Commentary on 1 Corinthians 9:24-27
In a sports-obsessed culture, the meaning of these verses might seem self-evident.
From weekends spent at football games and tailgate parties at high schools, colleges, and professional stadiums alike, we seem to get what sports are all about: teamwork, determination, sacrifice.
Runners at any age training for 10Ks and marathons alike get what athletic training is all about: discipline, perseverance, fitness. Whether we enjoy sports from the comfort of our couches, the sidelines of a basketball court, or a solitary jogging trail, we turn to these verses with a plethora of experiences and emotions ready to interpret Paul’s athletic metaphors for the faith.
Perhaps, however, this is precisely where Paul loses us. He is imagining something analogous to our current sports culture but not something exactly the same.

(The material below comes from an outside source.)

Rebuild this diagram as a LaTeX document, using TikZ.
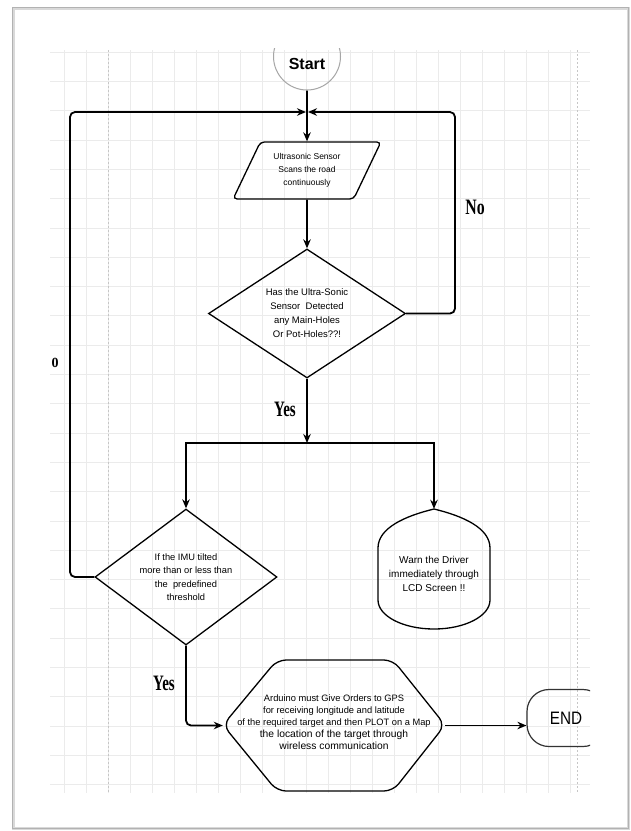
\documentclass[tikz,border=0pt]{standalone}
\usepackage{fontspec}
\setmainfont{Liberation Sans}
\newfontfamily\lblfont{Liberation Serif}
\usetikzlibrary{shapes.geometric,arrows.meta}
\begin{document}
\begin{tikzpicture}[x=1pt,y=-1pt,
  flow/.style={line width=1.8pt, draw=black, -{Stealth[length=9pt,width=7.5pt]}},
  outline/.style={draw=black, line width=1.3pt},
  txt/.style={align=center, text=black},
  gridl/.style={draw=gray!16, line width=0.5pt},
  pagedash/.style={draw=gray!45, line width=0.6pt, dash pattern=on 2pt off 2pt},
  lbl/.style={font=\lblfont\bfseries\fontsize{22}{22}\selectfont, text=black, inner sep=0pt}
]
\useasboundingbox (0,0) rectangle (631,831);
\fill[white] (0,0) rectangle (631,831);
% page frame
\draw[draw=gray!30, line width=3pt] (13.5,8) rectangle (628,828);
\draw[draw=gray!60, line width=1pt] (12.5,7) rectangle (628.5,828.5);

% grid
\foreach \x in {64,86,...,590} \draw[gridl] (\x,50) -- (\x,793);
\foreach \i in {0,...,25} \draw[gridl] (50,{52+29.3*\i}) -- (590,{52+29.3*\i});
\draw[pagedash] (108,50) -- (108,793);
\draw[pagedash] (577,50) -- (577,793);

% clipped terminals
\begin{scope}
\clip (50,48) rectangle (590,793);
\node[circle, draw=gray!70, line width=1pt, minimum size=67pt, inner sep=0pt,
      font=\bfseries\fontsize{16}{16}\selectfont] (start) at (307,56.5)
      {\raisebox{-13pt}[0pt][0pt]{Start}};
\node[rectangle, draw=black!80, line width=1.2pt, rounded corners=22pt, minimum width=78pt,
      minimum height=57pt, inner sep=0pt, font=\fontsize{18}{18}\selectfont] (end) at (566,718)
      {\scalebox{0.85}[1]{END}};
\end{scope}

% scan (parallelogram)
\node[trapezium, trapezium left angle=60, trapezium right angle=120, trapezium stretches=true,
      outline, rounded corners=4pt, minimum width=148pt, minimum height=57pt, inner sep=0pt,
      txt, font=\fontsize{8.5}{13}\selectfont] (scan) at (307,170.5)
      {Ultrasonic Sensor\\Scans the road\\continuously};

% detection diamond
\node[diamond, aspect=1.5, outline, minimum width=197pt, minimum height=129pt, inner sep=0pt,
      txt, font=\fontsize{9.5}{14}\selectfont] (det) at (307,313.5)
      {Has the Ultra-Sonic\\Sensor\ \ Detected\\any Main-Holes\\Or Pot-Holes??!};

% IMU diamond
\node[diamond, aspect=1.4, outline, minimum width=182pt, minimum height=136pt, inner sep=0pt,
      txt, font=\fontsize{9.3}{13.5}\selectfont] (imu) at (186,577)
      {If the IMU tilted\\more than or less than\\the\ \ predefined\\threshold};

% warn shape
\node[rectangle, minimum width=112pt, minimum height=120pt, inner sep=0pt] (warn) at (434,569) {};
\draw[outline] (434,509) .. controls (405,516) and (378,528) .. (378,548) -- (378,600)
   .. controls (378,616) and (403,629) .. (434,629) .. controls (465,629) and (490,616) .. (490,600)
   -- (490,548) .. controls (490,528) and (463,516) .. (434,509) -- cycle;
\node[txt, font=\fontsize{10}{14}\selectfont, inner sep=0pt] (warntext) at (434,574)
      {Warn the Driver\\immediately through\\LCD Screen !!};

% hexagon
\node[rectangle, minimum width=222pt, minimum height=131pt, inner sep=0pt] (hex) at (334,725.5) {};
\draw[outline, rounded corners=9pt] (223,725) -- (277,660) -- (393,660) -- (445,725)
   -- (393,791) -- (277,791) -- cycle;
\node[txt, inner sep=0pt] (hextext) at (334,722)
  {\fontsize{9.3}{13.5}\selectfont Arduino must Give Orders to GPS\\
   \fontsize{9.3}{13.5}\selectfont for receiving longitude and latitude\\
   \fontsize{9.3}{14.5}\selectfont of the required target and then PLOT on a Map\\
   \fontsize{10.3}{14.5}\selectfont the location of the target through\\
   \fontsize{10.3}{14.5}\selectfont wireless communication};

% junction coordinates
\coordinate (merge) at (307,112);
\coordinate (rc) at (455,112);
\coordinate (lc) at (70,112);
\coordinate (split) at (307,443);

% connectors
\draw[flow] (start.south) -- (scan.north);
\draw[flow] (scan.south) -- (det.north);
\draw[flow, rounded corners=5pt] (det.east) -| (rc) -- ([xshift=1pt]merge);
\draw[flow, rounded corners=5pt] (imu.west) -| (lc) -- ([xshift=-1pt]merge);
\draw[flow] (det.south) -- (split);
\draw[flow] (split) -| (imu.north);
\draw[flow] (split) -| (warn.north);
\draw[flow, rounded corners=5pt] (imu.south) |- (hex.west);
\draw[flow] (hex.east) -- (hex.east -| end.west);

% labels
\node[lbl] (lno) at (475,207) {\scalebox{0.72}[1]{No}};
\node[lbl] (lyes1) at (285,409) {\scalebox{0.68}[1]{Yes}};
\node[lbl] (lyes2) at (164,683) {\scalebox{0.68}[1]{Yes}};
\node[lbl, font=\lblfont\bfseries\fontsize{14}{14}\selectfont] (lzero) at (55,363) {0};
\end{tikzpicture}
\end{document}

Let’s review the text in brief. Verse 24 begins with a rhetorical question about the victor of a race. In Paul’s world, there are no medals for those who merely finish the race but only for the first to cross the finish line. In the exercise of our faith, we should strive to be like that victor. Notice though that the aim isn’t victory so much as a particular way of running the race. The comparison to our faith here is not the parallel of victory so much as the kind of effort and dedication victory requires.
The beginning of verse 25 confirms these parallels. It is not the runner’s victory nor the prize that really matters. Instead, Paul highlights how “athletes exercise self-control in all things” (1 Corinthians 9:25). The victor’s wreath is actually a mere shadow, a pale imitation of the “imperishable” wreath towards which we strive. Self-control remains at the center of the image Paul is drawing as we move to verse 26. The Christian “athlete” trains with a purpose in mind not “aimlessly” or in vain as a boxer looking to strike empty air.
Instead, Paul exercises self-control: “…I punish my body and enslave it” (1 Corinthians 9:27). An ascetic ideal is not necessarily in view here but more likely a way of life that aligns all things toward one aim: the proclamation of the good news. We prepare ourselves for a life defined by sharing the gospel through self-control and discipline.
As I wrote about last week, these verses come at the end of a long reflection of Paul’s “rights” as a called proclaimer of the good news and how he chooses to divest himself of these rights for the sake others. He could preach a gospel with strings attached but chooses to “make the gospel free of charge” (verse 18) so that as many people as possible might hear the good news. This athletic imagery is meant to help the Corinthian believers understand why he leads life this way, why he becomes “all things to all people.”
In our culture today, we might be tempted to see the athletic metaphor here as an appeal to a rugged individualism in our faith, an exhortation to individual self-control and self-improvement. Paul here is not drawing our minds primarily to the lonely and long miles a marathon runner must complete in training or to the positive aspirations to become physically fit. Paul does not imagine primarily that moment of victory when speed and determination allow us to finish the race before anyone else and we stand alone and victorious on the medal stand.
Instead, the wider context of the letter is an exhortation towards unity (see 1 Corinthians 1:10). The athletic metaphor is not meant to highlight the athlete, her discipline, or her achievements so much as her aims and the motivating force behind her efforts. In this case, Paul does not run or box for the sake of his self-improvement or to enhance his body. The aim is proclaiming the good news to others (1 Corinthians 9:23). The motivating force is the unswerving call of God (1 Corinthians 9:17).
Moreover, none of these athletic endeavors are solitary. Even the long-distance runner relies on the aid of others to support her efforts; a whole team of people — from family willing to part with the runner for long hours on a Saturday to medical professionals who help maintain physical health — support her efforts. In the same way, the Christian life is not led as individuals alone but as individuals bound up in communities of faith brought together by God. In the end, the athlete in Paul’s metaphor does not strive for her own sake but for the sake of God’s call to God’s people.
So, leave your sweatbands and football helmets at home. They may not actually illustrate these verses particularly well. Instead, like Paul, exhort your congregation to proclaim the good news of Jesus, to share with others a taste of the kingdom of God right here and now. And, like Paul, remind your congregation that the radical path of faith is not easy but demands us to persevere, to endure, to push past our weariness as we approach the finish line. Like Paul, remind your congregations that the reward that awaits us is not a medal that is displayed one day and then sold on eBay the next. Our reward is eternal and intangible yet vividly present now.